Le médiateur sera informé de la position du Liban à son retour, donc après les élections. Dans les mêmes milieux, on dit que la proposition du Liban est claire en termes d’exercice de la souveraineté de chaque pays sur ses champs, du refus du partenariat et du rejet des tracés sinueux proposés. En outre, le Liban a préparé une proposition de solution au médiateur. Si Israël veut faciliter le règlement du différend et faire les concessions qu’il prétend, il n’a qu’à accepter la proposition libanaise qui prouve la souveraineté de l’État hébreu sur Karish et celle du Liban sur Cana.  Ainsi, toute tentative israélienne d’attirer le Liban vers une normalisation sera écartée.

La position de Michel Aoun concernant la proposition de Hochstein et son acceptation de la ligne 23 ont eu des retombées politiques allant jusqu’à la surenchère, selon les proches du pouvoir. Certaines forces ont accusé le chef de l’État d’avoir abandonné la ligne 29, sachant que cette ligne fait l’objet de négociations et n’est pas une ligne définitive. Les cercles de l’opposition affirment que le duopole chiite a rejoint la position de Michel Aoun sur la démarcation. Le chef du Hezbollah Hassan Nasrallah a d’ailleurs appuyé cette décision en assurant son soutien à l’État et aux décisions qu’il prendra.  Les observateurs imputent la position du duopole chiite à la volonté de prendre part au règlement. Selon l’équipe du président, la partie américaine exerce des pressions pour boucler ce dossier, ce à quoi œuvre le président Aoun par ailleurs pour contrer ses détracteurs. Ce dernier espère que la finalisation du dossier de la démarcation des frontières maritimes laissera une empreinte positive à son mandat, vu qu’elle lui permettra d’obtenir des ressources pour le Trésor qui lui donneront un levier pour combler le déficit et de faire face à la crise financière et économique.

À ce titre, le Liban continuera à recevoir l’aide et le soutien des États-Unis et de leurs alliés.
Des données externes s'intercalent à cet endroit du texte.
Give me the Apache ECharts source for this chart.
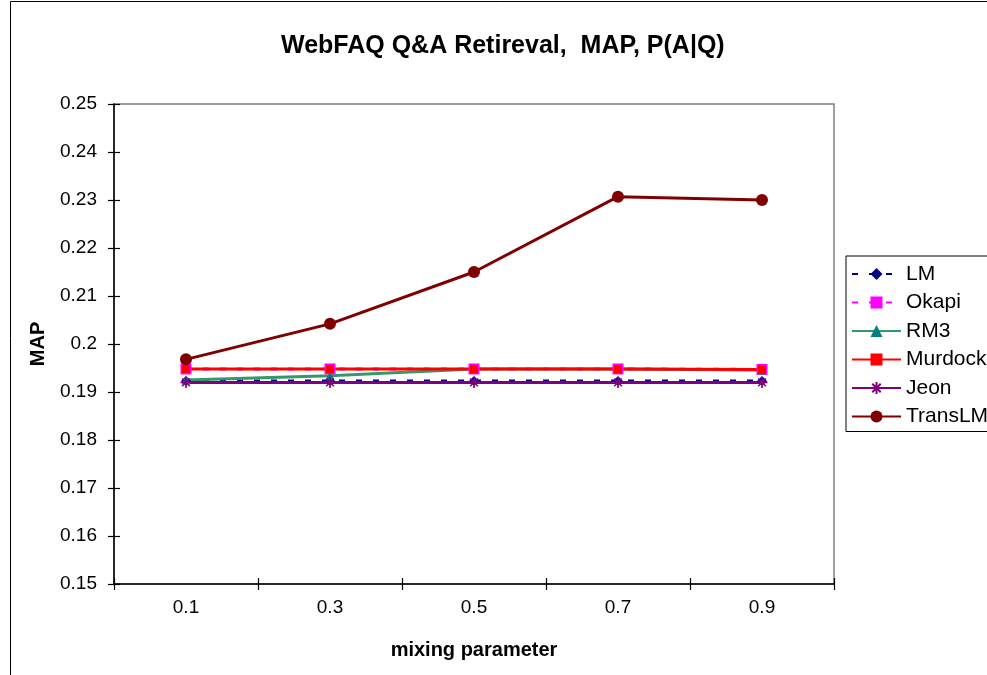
<!DOCTYPE html>
<html>
<head>
<meta charset="utf-8">
<script src="https://cdn.jsdelivr.net/npm/echarts@6/dist/echarts.min.js"></script>
<style>
  html, body { margin: 0; padding: 0; background: #ffffff; }
  #chart { width: 987px; height: 675px; }
</style>
</head>
<body>
<div id="chart"></div>
<script>
// Mixing-parameter values on the x axis
const categories = ['0.1', '0.3', '0.5', '0.7', '0.9'];

// MAP per model
const lmValues      = [0.1923, 0.1923, 0.1923, 0.1923, 0.1923];
const okapiValues   = [0.1948, 0.1948, 0.1948, 0.1948, 0.1947];
const rm3Values     = [0.1925, 0.1934, 0.1948, 0.1948, 0.1946];
const murdockValues = [0.1948, 0.1948, 0.1948, 0.1948, 0.1947];
const jeonValues    = [0.1920, 0.1920, 0.1920, 0.1920, 0.1920];
const transLMValues = [0.1968, 0.2042, 0.2150, 0.2307, 0.2300];

const FONT = "'Liberation Sans', Arial, sans-serif";

// Asterisk marker built from stroked spokes
const asterisk = 'path://M0,5L10,5M5,0L5,10M1.5,1.5L8.5,8.5M8.5,1.5L1.5,8.5';

function lineSeries(name, data, lineColor, lineType, symbol, symbolSize, markerStyle) {
  return {
    name: name,
    type: 'line',
    data: data,
    xAxisIndex: 0,
    yAxisIndex: 0,
    symbol: symbol,
    symbolSize: symbolSize,
    showAllSymbol: true,
    animation: false,
    lineStyle: { color: lineColor, width: 3, type: lineType },
    itemStyle: markerStyle
  };
}

const chart = echarts.init(document.getElementById('chart'), null, { renderer: 'canvas' });

chart.setOption({
  backgroundColor: '#ffffff',
  animation: false,
  textStyle: { fontFamily: FONT },
  title: {
    text: 'WebFAQ Q&A Retireval,  MAP, P(A|Q)',
    left: 276,
    top: 29,
    textStyle: { fontFamily: FONT, fontSize: 25, fontWeight: 'bold', color: '#000000' }
  },
  graphic: [{
    type: 'rect',
    silent: true,
    z: -1,
    shape: { x: 10.5, y: 1.5, width: 1200, height: 1000 },
    style: { fill: 'none', stroke: '#000000', lineWidth: 1 }
  }],
  legend: {
    orient: 'vertical',
    left: 846,
    top: 256,
    padding: [7.5, 40, 4.5, 5],
    itemGap: 7.5,
    itemWidth: 49,
    itemHeight: 15,
    borderColor: '#000000',
    borderWidth: 1,
    backgroundColor: '#ffffff',
    textStyle: { fontFamily: FONT, fontSize: 21, color: '#000000' },
    data: ['LM', 'Okapi', 'RM3', 'Murdock', 'Jeon', 'TransLM']
  },
  grid: {
    left: 114,
    top: 104,
    right: 153,
    bottom: 91,
    show: true,
    borderColor: '#808080',
    borderWidth: 1.5,
    backgroundColor: '#ffffff'
  },
  xAxis: [{
    type: 'category',
    data: categories,
    position: 'bottom',
    boundaryGap: true,
    name: 'mixing parameter',
    nameLocation: 'middle',
    nameGap: 56,
    nameTextStyle: { fontFamily: FONT, fontSize: 20, fontWeight: 'bold', color: '#000000' },
    axisLine: { show: true, lineStyle: { color: '#000000', width: 1.5 } },
    axisTick: { show: true, inside: false, length: 6, lineStyle: { color: '#000000', width: 1.2 } },
    axisLabel: { fontFamily: FONT, fontSize: 19, color: '#000000', margin: 14 },
    splitLine: { show: false }
  }, {
    type: 'category',
    data: categories,
    position: 'bottom',
    boundaryGap: true,
    axisLine: { show: false },
    axisTick: { show: true, inside: true, length: 6, lineStyle: { color: '#000000', width: 1.2 } },
    axisLabel: { show: false },
    splitLine: { show: false }
  }],
  yAxis: [{
    type: 'value',
    min: 0.15,
    max: 0.25,
    interval: 0.01,
    position: 'left',
    name: 'MAP',
    nameLocation: 'middle',
    nameGap: 66,
    nameTextStyle: { fontFamily: FONT, fontSize: 20, fontWeight: 'bold', color: '#000000' },
    axisLine: { show: true, lineStyle: { color: '#000000', width: 1.5 } },
    axisTick: { show: true, inside: false, length: 6, lineStyle: { color: '#000000', width: 1.2 } },
    axisLabel: {
      fontFamily: FONT, fontSize: 19, color: '#000000', margin: 17,
      formatter: function (v) { return String(parseFloat(v.toFixed(2))); }
    },
    splitLine: { show: false }
  }, {
    type: 'value',
    min: 0.15,
    max: 0.25,
    interval: 0.01,
    position: 'left',
    axisLine: { show: false },
    axisTick: { show: true, inside: true, length: 6, lineStyle: { color: '#000000', width: 1.2 } },
    axisLabel: { show: false },
    splitLine: { show: false }
  }],
  series: [
    lineSeries('LM', lmValues, '#000080', [6, 11], 'diamond', 10,
      { color: '#000080' }),
    lineSeries('Okapi', okapiValues, '#FF00FF', [6, 11], 'rect', 11,
      { color: '#FF00FF' }),
    lineSeries('RM3', rm3Values, '#339966', 'solid', 'triangle', 9,
      { color: '#008080' }),
    lineSeries('Murdock', murdockValues, '#FF0000', 'solid', 'rect', 8,
      { color: '#FF0000' }),
    lineSeries('Jeon', jeonValues, '#800080', 'solid', asterisk, 11,
      { color: 'none', borderColor: '#800080', borderWidth: 1.6 }),
    lineSeries('TransLM', transLMValues, '#800000', 'solid', 'circle', 12,
      { color: '#800000' })
  ]
});
</script>
</body>
</html>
Un responsable américain a déclaré récemment que le Liban restait toujours une priorité pour l’Administration américaine qui continue à lui porter de l’intérêt. Ce responsable confirme d’ailleurs que Joe Biden reçoit des rapports quotidiens sur le Liban et examine avec les responsables au sein de son administration les moyens pour l’aider.